2 May 2017
Editor
In 1914 Martha died in a cage at the Cincinnati Zoological Gardens. When she died the world lost its last passenger pigeon, a bird once so populous in North America that skies would darken for hours while flocks flew overhead.
The question asked by many is how did society allow the passenger pigeon to disappear? Why did governments of the day not take decisive action when it was obvious that the pigeons’ numbers were plummeting towards extinction?
These questions have particular relevance today in British Columbia. BC is a wonderfully biodiverse province – home to 66 per cent of Canada’s butterfly species, 70 per cent of its freshwater fish species, and 77 per cent of its bird species. Yet more than 1,900 species are now at risk in BC – one of only two Canadian provinces with no endangered species legislation.
Tragically, BC’s species at risk, its badgers, spotted owls, wolverines and caribou rely on a hodgepodge of remarkably weak regulations and discretionary laws that are seldom enforced and clearly not doing the job.
Nowhere is this more obvious than with the plight of the southern mountain caribou. A glance at eastern BC’s interior wet belt on Google Earth shows the story of massive overlogging that is driving these animals to the brink.
Ninety-nine per cent of the southern mountain caribou, known as Canada’s Ghost Walkers, live in BC. Unique among ungulates, they haunt the high-mountain old-growth forests of the province’s interior wet belt. In winter – when other food is buried under two to three metres of snow – they subsist on a diet of hair lichens foraged from the branches of trees.
Unfortunately, the same old-growth forests that nourish these iconic animals and shelter them from predators are also coveted by logging corporations such as CANFOR. For decades caribou have been losing ground in a one-sided contest with the corporate bottom line.
Logging of caribou habitat is the key reason the Ghost Walker is rapidly disappearing. Habitat loss and fragmentation alter the predator-prey dynamics in the ancient forests they call home. Logging destroys the lichens the caribou depend on. In addition, it promotes deciduous trees that shed their leaves annually – attracting moose and deer, which bolsters the wolf and cougar population. Caribou have not evolved to deal with predators, so their numbers are plunging.
What has the BC government done to address this blueprint for extinction?
Instead of taking action on the primary cause, the provincial government has continued an unsustainable rate of logging. At the same time, they have engaged in unethical and ultimately futile initiatives such as aerial wolf culls, increased moose and deer hunts, relocation of caribou and maternity pens – the latter of which have killed about as many caribou as they have ‘saved.’ None of these actions are supported by the government’s own science as a successful way to recover caribou numbers.

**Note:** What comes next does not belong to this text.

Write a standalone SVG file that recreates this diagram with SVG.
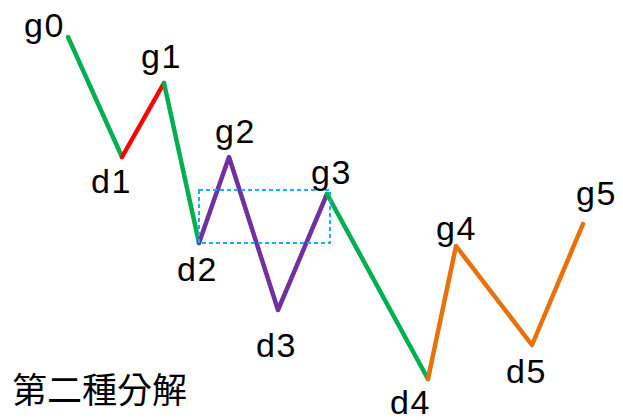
<svg xmlns="http://www.w3.org/2000/svg" width="623" height="420" viewBox="0 0 623 420">
<style>
.lbl{font-family:"Liberation Sans",Arial,sans-serif;font-size:34px;letter-spacing:1.5px;fill:#000}
.seg{fill:none;stroke-width:4.5;stroke-linecap:round;stroke-linejoin:round}
.g{stroke:#00b050}.r{stroke:#ff0000}.p{stroke:#7030a0}.o{stroke:#e8710a}
.box{fill:none;stroke:#1ab0f0;stroke-width:2;stroke-dasharray:4 3}
.cjk{font-family:"Liberation Sans","Noto Sans CJK TC",sans-serif;font-size:35px;fill:#000}
</style>
<rect width="623" height="420" fill="#fff"/>
<g id="connectors">
<polyline class="seg g" points="68,37 122,157"/>
<polyline class="seg r" points="122,157 164,83"/>
<polyline class="seg g" points="164,83 199,243"/>
<polyline class="seg p" points="199,243 229,157 278,310 327,194"/>
<polyline class="seg g" points="327,194 428,379"/>
<polyline class="seg o" points="428,379 456,246 532,345 583,224"/>
</g>
<rect id="box" class="box" x="199" y="190" width="131" height="53"/>
<g id="g0"><text class="lbl" x="24" y="37">g0</text></g>
<g id="d1"><text class="lbl" x="91" y="193">d1</text></g>
<g id="g1"><text class="lbl" x="141" y="68">g1</text></g>
<g id="g2"><text class="lbl" x="215" y="143">g2</text></g>
<g id="d2"><text class="lbl" x="177" y="281">d2</text></g>
<g id="g3"><text class="lbl" x="311" y="184">g3</text></g>
<g id="d3"><text class="lbl" x="256" y="357">d3</text></g>
<g id="d4"><text class="lbl" x="390" y="414">d4</text></g>
<g id="g4"><text class="lbl" x="436" y="240">g4</text></g>
<g id="d5"><text class="lbl" x="506" y="383">d5</text></g>
<g id="g5"><text class="lbl" x="576" y="205">g5</text></g>
<g id="caption"><text class="cjk" x="12" y="403">第二種分解</text></g>
</svg>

Obviously past actions, largely focused on deregulation of the logging industry and corporate bottom lines, have been disastrous for caribou. Although there has been a decline of over 50 per cent in southern mountain caribou numbers in just two decades, the BC government continues to allow logging in essential caribou range. Even though the Government of Canada’s federal caribou recovery strategy team has designated this habitat as “critical”, the logging continues. The proof is in the pudding. The southern Wells Gray herd has now collapsed from 325 individuals to 120 since 2001.
Despite the precarious state of these caribou, astoundingly, the BC government has approved hundreds of logging cut blocks in their federally designated critical habitat. A provincial government serious about recovering these Ghost Walkers must stop pandering to logging corporations like CANFOR – who are slated to begin logging in core caribou habitat near Wells Gray Provincial Park in early May.
The BC government recently committed $27 million over three years to southern mountain caribou recovery. However, there is no future for these animals without an immediate halt to logging in their critical habitat. Additionally, money should be invested in local communities to help workers transition to different job opportunities.
It is said that those who don’t learn from history are destined to repeat it. Right now we must seize the moment, raise our voices and demand meaningful action from a new provincial government. Failing that, BC’s southern mountain caribou will soon occupy a place in history alongside the passenger pigeon.